Deutsche has been inundated by complaints since the July migration of 12mn Postbank clients, which the bank originally claimed was successful. However, thousands of customers have since been locked out of their accounts for weeks — leaving them struggling to buy food and pay rent — and customer service centres have been overwhelmed.

Last month, BaFin issued a rare public rebuke, calling the “considerable disturbances” and long wait times “unacceptable”. On Monday, it announced that it was placing a monitor inside the bank to ensure the issues were addressed “quickly, completely and permanently”.

“BaFin is fulfilling its legal mandate for collective consumer protection and can intervene on a supervisory basis if the urgently-needed improvements in order processing at Postbank and DSL Bank do not materialise,” the supervisor added.

“We are making progress in improving processing times at Postbank,” Deutsche said in a statement. “We will work closely with the financial supervisory authority and its representative to meet the expectations of our regulators and customers affected by inconvenience as quickly as possible.”

The technology problems stem from Deutsche’s ill-fated takeover of rival Postbank in 2010, a troubled retail lender that was once part of Germany’s state-owned postal service.

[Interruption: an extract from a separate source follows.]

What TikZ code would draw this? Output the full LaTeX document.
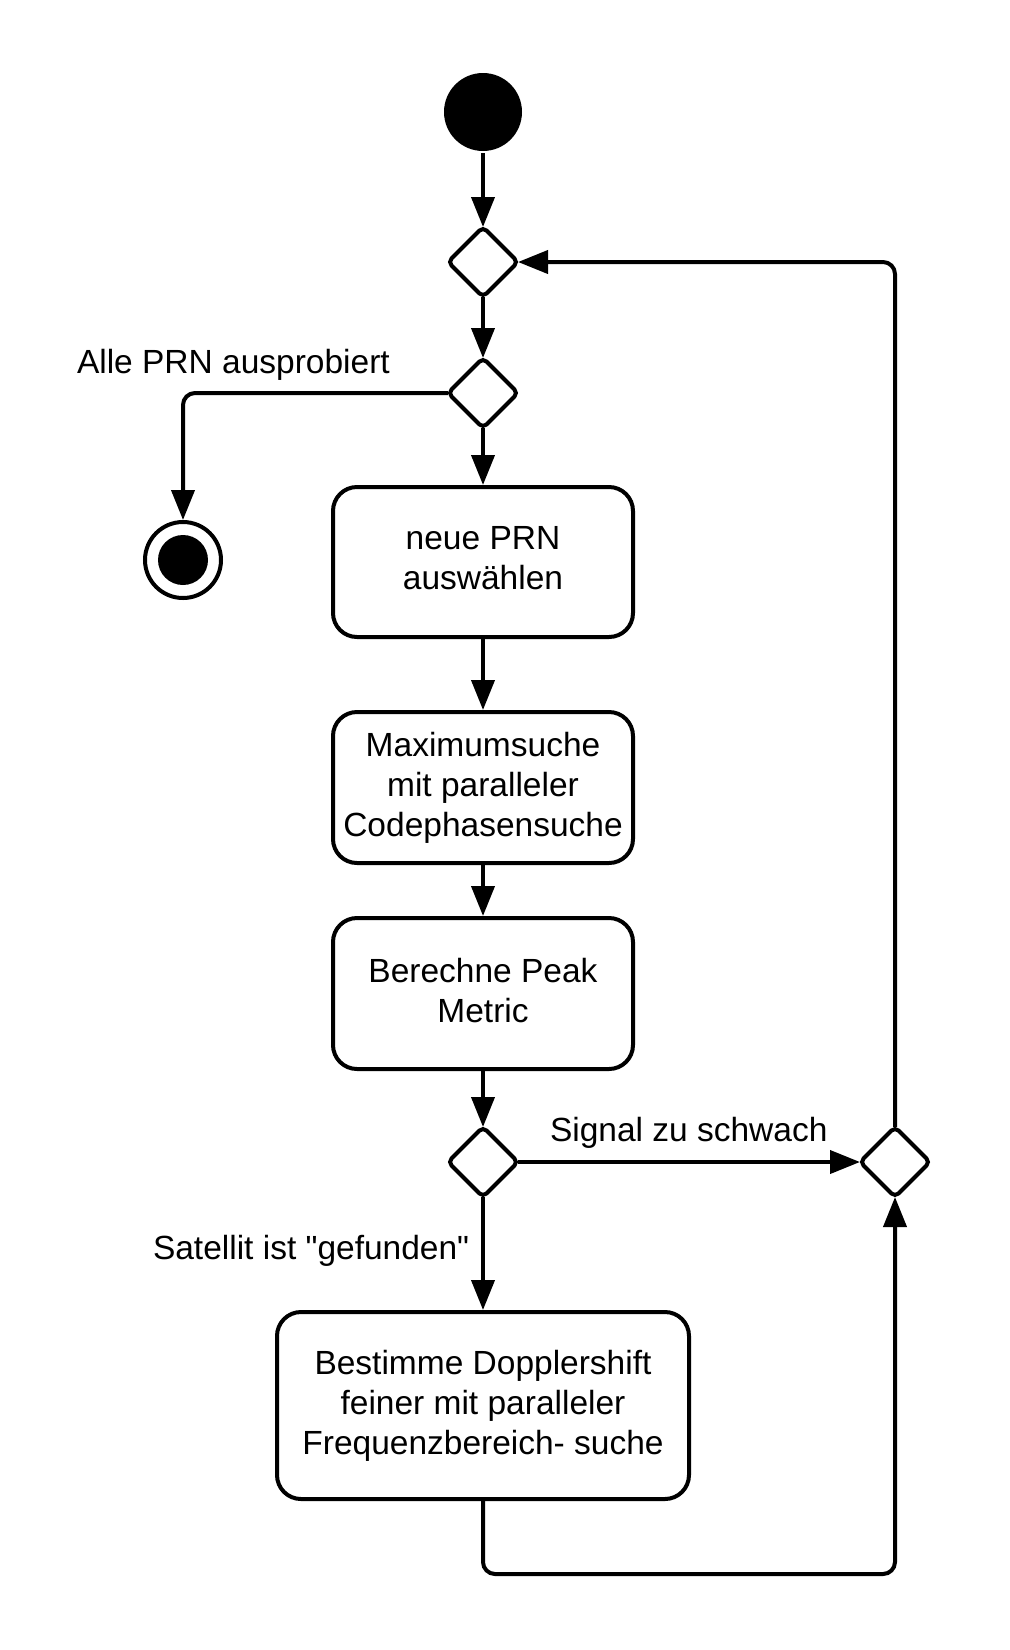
\documentclass[tikz,border=0pt]{standalone}
\usepackage{fontspec}
\defaultfontfeatures[\rmfamily,\sffamily]{}
\setmainfont{Liberation Sans}[Ligatures=ResetAll]
\usetikzlibrary{shapes.geometric, arrows.meta, positioning}

\begin{document}
\begin{tikzpicture}[x=0.5pt,y=0.5pt,yscale=-1,xscale=1,
  line width=2pt,
  font=\fontsize{16.75pt}{20pt}\selectfont,
  aktion/.style={draw, rectangle, rounded corners=12pt, minimum width=150pt, align=center, inner sep=2pt, text depth=3.6pt},
  raute/.style={draw, diamond, rounded corners=2.5pt, minimum width=35pt, minimum height=35pt, inner sep=0pt, outer sep=0pt},
  pfeil/.style={-{Triangle[length=15pt,width=11.5pt]}},
  marke/.style={inner sep=0pt, anchor=base west}]
\useasboundingbox (0,0) rectangle (1009,1650);

%Shape: Circle [start]
\node [circle, fill=black, minimum size=39pt, inner sep=0pt] (start) at (483,112) {};
%Shape: Diamond [merge]
\node [raute] (merge) at (483,262) {};
%Shape: Diamond [alleDa]
\node [raute] (alleDa) at (483,393) {};
%Shape: Circle [ende]
\node [circle, draw, minimum size=38pt, inner sep=0pt] (ende) at (183,560) {};
\fill (ende.center) circle [radius=12.5pt];

%Shape: Rounded Rect [neuePRN]
\node [aktion, minimum height=75pt] (neuePRN) at (483,562) {neue PRN\\auswählen};
%Shape: Rounded Rect [maxSuche]
\node [aktion, minimum height=75.5pt] (maxSuche) at (483,787.5) {Maximumsuche\\mit paralleler\\Codephasensuche};
%Shape: Rounded Rect [peak]
\node [aktion, minimum height=75.5pt] (peak) at (483,993.5) {Berechne Peak\\Metric};
%Shape: Diamond [pruefen]
\node [raute] (pruefen) at (483,1162) {};
%Shape: Diamond [schwach]
\node [raute] (schwach) at (895,1162) {};
%Shape: Rounded Rect [doppler]
\node [aktion, minimum width=206pt, minimum height=93.5pt] (doppler) at (483,1405.5) {Bestimme Dopplershift\\feiner mit paralleler\\Frequenzbereich- suche};
\coordinate (unten) at (895,1574);

%Straight Lines
\draw [pfeil] (start) -- (merge);
\draw [pfeil] (merge) -- (alleDa);
\draw [pfeil] (alleDa) -- (neuePRN);
\draw [pfeil, rounded corners=6pt] (alleDa.west) -| (ende.north);
\draw [pfeil] (neuePRN) -- (maxSuche);
\draw [pfeil] (maxSuche) -- (peak);
\draw [pfeil] (peak) -- (pruefen);
\draw [pfeil] (pruefen) -- (doppler);
\draw [pfeil] (pruefen.east) -- (schwach.west);
\draw [pfeil, rounded corners=6pt] (doppler.south) |- (unten) -- (schwach.south);
\draw [pfeil, rounded corners=6pt] (schwach.north) |- (merge.east);

% Text Node
\node [marke] (lblAlle) at (75,373) {Alle PRN ausprobiert};
% Text Node
\node [marke] (lblSchwach) at (548,1141) {Signal zu schwach};
% Text Node
\node [marke] (lblGefunden) at (151,1259) {Satellit ist "gefunden"};

\end{tikzpicture}
\end{document}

Over the past decade, Deutsche first failed to find a buyer for Postbank and then bungled an earlier IT integration effort, wasting €1bn between 2010 and 2015.

In 2017, Deutsche decided it would go ahead with a full integration of Postbank, keeping only the brand and its branches, which it forecasts will deliver €300mn in annual cost savings by 2025.

The so-called “Project Unity”, was completed in July when the final batch of clients and contracts was moved on to Deutsche’s IT systems. However, the FT has previously reported that Deutsche had failed to give Postbank staff enough training on its own computer systems and struggled to comply with legal requirements around court orders.

The monitor is a blow for chief executive Christian Sewing, who ran the retail business for three years before he was promoted to the top job in 2018. Sewing has previously apologised for the customer services issues and assigned hundreds of extra staff to fix them. The bank could now also face a regulatory fine.

Deutsche already has external auditors installed overseeing improvements to its anti-money laundering and compliance controls.

The bank’s shares were little changed after the news and have fallen 4.6 per cent this year.